Battered Cathay Pacific has returned to New Zealand with freight revenue helping make up for light passenger loads and hope vaccination of its crew and the public will boost its recovery.
The airline paused operations here between February and this month due to stringent isolation requirements for its crew. They needed to quarantine for three weeks in Hong Kong when returning from flights, further choking its network which is all international flying.
With those requirements eased for vaccinated crew, Cathay has resumed flights to Auckland although just once a week - pre-pandemic it was flying to this country up to twice a day.
Last month the airline told all its Hong Kong-based pilots and flight attendants they needed to be vaccinated against Covid-19 by the end of August or risk losing their jobs, Around 90 per cent of pilots and close to 70 per cent of flight attendants have had the jab.
In Hong Kong, about 25 per cent of those eligible had been vaccinated and 37 per cent had got one jab.
Cathay Pacific's regional general manager South West Pacific, Rakesh Raicar, said the airline remained committed to this country where it has been flying here for close to 40 years.
It is using either 368-seat Boeing 777s or 334-seat A350-1000s to fly between Auckland and Hong Kong.
He said flights into Auckland had about 35 to 45 passengers on board although flights north had up to twice that number.

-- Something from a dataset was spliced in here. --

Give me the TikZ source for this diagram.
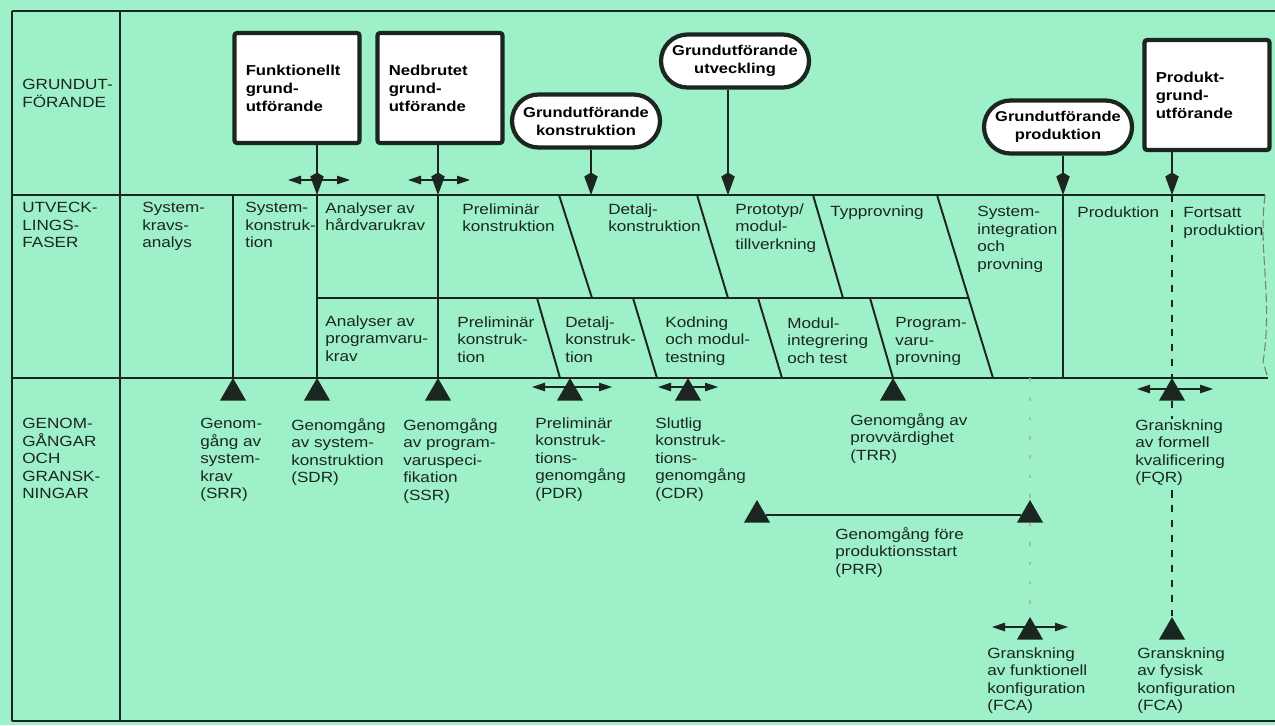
\documentclass[tikz,border=0pt]{standalone}
\usepackage{fontspec}
\setmainfont{Liberation Sans}[FakeStretch=1.16]
\usetikzlibrary{arrows.meta,shapes.geometric}
\definecolor{mint}{RGB}{157,240,200}
\definecolor{ink}{RGB}{28,38,32}

\begin{document}
\begin{tikzpicture}[x=0.2mm,y=-0.2mm,
  txt/.style={anchor=north west,inner sep=0pt,align=left,text=ink,
    font=\fontsize{8.4}{10}\selectfont},
  sqbox/.style={draw=ink,fill=white,line width=2.4pt,rounded corners=1.5pt,
    minimum width=25mm,minimum height=22mm,text width=20.5mm,inner xsep=2.25mm,
    align=left,font=\bfseries\fontsize{8.2}{10.2}\selectfont},
  ovalbox/.style={draw=ink,fill=white,line width=2.4pt,rounded corners=5.3mm,
    minimum width=29.6mm,minimum height=10.6mm,inner sep=0pt,align=center,
    font=\bfseries\fontsize{8.1}{10.2}\selectfont},
  revtri/.style={regular polygon,regular polygon sides=3,fill=ink,
    minimum size=6mm,inner sep=0pt},
  down/.style={ink,line width=1.1pt,-{Kite[length=4.5mm,width=2.7mm,inset=0.8mm]}},
  twoway/.style={ink,line width=0.6pt,
    {Triangle[length=2.6mm,width=1.7mm]}-{Triangle[length=2.6mm,width=1.7mm]}}]

\fill[mint] (0,0) rectangle (1275,725);
\useasboundingbox (0,0) rectangle (1275,725);

\coordinate (srrtop) at (233,195);
\coordinate (funkfoot) at (317,195);
\coordinate (nedbfoot) at (438,195);
\coordinate (konsfoot) at (591,195);
\coordinate (utvfoot) at (728,195);
\coordinate (prodfoot) at (1063,195);
\coordinate (prgrfoot) at (1172,195);
\coordinate (fcaatop) at (1030,378);

\begin{scope}[ink,line width=1.1pt]
\draw (12,11) -- (1275,11);
\draw (12,721) -- (1275,721);
\draw (12,11) -- (12,721);
\draw (120,11) -- (120,721);
\draw (12,195) -- (1265,195);
\draw (12,378) -- (1268,378);
\draw (317,298) -- (968,298);
\draw (559,195) -- (592,298);
\draw (697,195) -- (728,298);
\draw (813,195) -- (843,298);
\draw (937,195) -- (993,378);
\draw (537,298) -- (560,378);
\draw (633,298) -- (657,378);
\draw (758,298) -- (782,378);
\draw (870,298) -- (893,378);
\draw (prodfoot) -- (1063,378);
\end{scope}

\draw[ink!60,line width=0.6pt,dash pattern=on 5pt off 2pt]
  (1265,195) .. controls (1258,250) and (1273,300) .. (1263,362) -- (1268,378);

\begin{scope}[every node/.style=revtri]
\node (srr) at (233,393) {};
\node (sdr) at (317,393) {};
\node (ssr) at (438,393) {};
\node (pdr) at (570,393) {};
\node (cdr) at (688,393) {};
\node (trr) at (893,393) {};
\node (fqr) at (1172,393) {};
\node (prra) at (757,515) {};
\node (prrb) at (1030,515) {};
\node (fcaa) at (1030,632) {};
\node (fcab) at (1172,632) {};
\end{scope}

\begin{scope}[ink,line width=1.1pt]
\draw (srrtop) -- (srr.corner 1);
\draw (funkfoot) -- (sdr.corner 1);
\draw (nedbfoot) -- (ssr.corner 1);
\draw[line width=0.7pt] (prra) -- (prrb);
\draw[line width=0.9pt,dash pattern=on 4pt off 4.5pt] (prgrfoot) -- (fqr.corner 1);
\draw[line width=0.9pt,dash pattern=on 4pt off 4.5pt] (fqr) -- (fcab.corner 1);
\draw[ink!35,line width=0.6pt,dash pattern=on 2pt off 9pt] (fcaatop) -- (prrb.corner 1);
\draw[ink!35,line width=0.6pt,dash pattern=on 2pt off 9pt] (prrb) -- (fcaa.corner 1);
\end{scope}

\node[sqbox] (funk) at (297,88) {Funktionellt\\grund-\\utförande};
\node[sqbox] (nedb) at (440,88) {Nedbrutet\\grund-\\utförande};
\node[sqbox] (prgr) at (1207,95) {Produkt-\\grund-\\utförande};
\node[ovalbox] (kons) at (586,121) {Grundutförande\\konstruktion};
\node[ovalbox] (utv) at (735,61) {Grundutförande\\utveckling};
\node[ovalbox] (prod) at (1058,127) {Grundutförande\\produktion};

\draw[down] (funk.south -| funkfoot) -- (funkfoot);
\draw[down] (nedb.south -| nedbfoot) -- (nedbfoot);
\draw[down] (kons.south -| konsfoot) -- (konsfoot);
\draw[down] (utv.south -| utvfoot) -- (utvfoot);
\draw[down] (prod.south -| prodfoot) -- (prodfoot);
\draw[down] (prgr.south -| prgrfoot) -- (prgrfoot);

\draw[twoway] ([shift={(-29,-15)}]funkfoot) -- ([shift={(33,-15)}]funkfoot);
\draw[twoway] ([shift={(-30,-15)}]nedbfoot) -- ([shift={(32,-15)}]nedbfoot);
\draw[twoway] ([shift={(-38,-6)}]pdr.center) -- ([shift={(42,-6)}]pdr.center);
\draw[twoway] ([shift={(-30,-6)}]cdr.center) -- ([shift={(30,-6)}]cdr.center);
\draw[twoway] ([shift={(-35,-4)}]fqr.center) -- ([shift={(41,-4)}]fqr.center);
\draw[twoway] ([shift={(-38,-5)}]fcaa.center) -- ([shift={(38,-5)}]fcaa.center);

\begin{scope}[every node/.style=txt]
\node (lgrund) at (22,79) {GRUNDUT-\\FÖRANDE};
\node (lutv) at (22,202) {UTVECK-\\LINGS-\\FASER};
\node (lgen) at (22,418) {GENOM-\\GÅNGAR\\OCH\\GRANSK-\\NINGAR};

\node (sra) at (142,202) {System-\\kravs-\\analys};
\node (skn) at (245,202) {System-\\konstruk-\\tion};
\node (ahw) at (325,202) {Analyser av\\hårdvarukrav};
\node (pkh) at (462,203) {Preliminär\\konstruktion};
\node (dkh) at (608,203) {Detalj-\\konstruktion};
\node (ptm) at (735,203) {Prototyp/\\modul-\\tillverkning};
\node (typ) at (830,205) {Typprovning};
\node (sip) at (977,206) {System-\\integration\\och\\provning};
\node (prd) at (1077,206) {Produktion};
\node (fpr) at (1183,207) {Fortsatt\\produktion};

\node (asw) at (325,315) {Analyser av\\programvaru-\\krav};
\node (pks) at (457,316) {Preliminär\\konstruk-\\tion};
\node (dks) at (565,316) {Detalj-\\konstruk-\\tion};
\node (kmt) at (665,316) {Kodning\\och modul-\\testning};
\node (mit) at (787,317) {Modul-\\integrering\\och test};
\node (pvp) at (895,317) {Program-\\varu-\\provning};

\node (srrt) at (200,418) {Genom-\\gång av\\system-\\krav\\(SRR)};
\node (sdrt) at (291,418) {Genomgång\\av system-\\konstruktion\\(SDR)};
\node (ssrt) at (403,418) {Genomgång\\av program-\\varuspeci-\\fikation\\(SSR)};
\node (pdrt) at (535,417) {Preliminär\\konstruk-\\tions-\\genomgång\\(PDR)};
\node (cdrt) at (655,417) {Slutlig\\konstruk-\\tions-\\genomgång\\(CDR)};
\node (trrt) at (850,413) {Genomgång av\\provvärdighet\\(TRR)};
\node[fill=mint] (fqrt) at (1135,419) {Granskning\\av formell\\kvalificering\\(FQR)};
\node (prrt) at (835,527) {Genomgång före\\produktionsstart\\(PRR)};
\node (fcaat) at (987,647) {Granskning\\av funktionell\\konfiguration\\(FCA)};
\node (fcabt) at (1137,647) {Granskning\\av fysisk\\konfiguration\\(FCA)};
\end{scope}

\end{tikzpicture}
\end{document}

The number of passengers coming into New Zealand was based on space in managed isolation and quarantine facilities (MIQ).
Asked how the airline can make flights pay with passenger load factors of 10 per cent to 15 per cent, he said freight was filling the gap.
Flights by passenger aircraft are running at a fraction of pre-pandemic volumes to Auckland meaning there was reduced belly freight capacity countered by strong demand for space in those still flying.
''Cargo is the bright spot at the moment - demand is strong because the belly capacity has dried up. We expect cargo to remain strong for some time because the belly capacity is only going to come back slowly.''
Cathay Pacific traffic figures out on Friday show the continued impact of the pandemic on the airline which has last month had 89 of the 239 planes of its fleet were in long-term storage in Australia and Spain.
The airline has HK$32.8 billion ($6.4b) liquidity available.
Cathay Pacific carried 40,651 passengers last month, an increase of 50 per cent compared to June 2020, but a 98.7 per cent decrease compared to the pre-pandemic level in June 2019, reflecting its complete reliance on international flying.
During the past 16 months it has closed its Cathay Dragon regional airline and last December announced it was axing more than 8000 roles.
Raicar said agility was the key for survival.
''Based on that we are making quick decisions to add flights when it makes sense.''
He was hopeful of resuming services to Christchurch when conditions allowed.
The joint venture with Air New Zealand means the airline has two flights a week, although just one with its own planes.
''New Zealand has always been a very important market for us. It continues to be,'' said.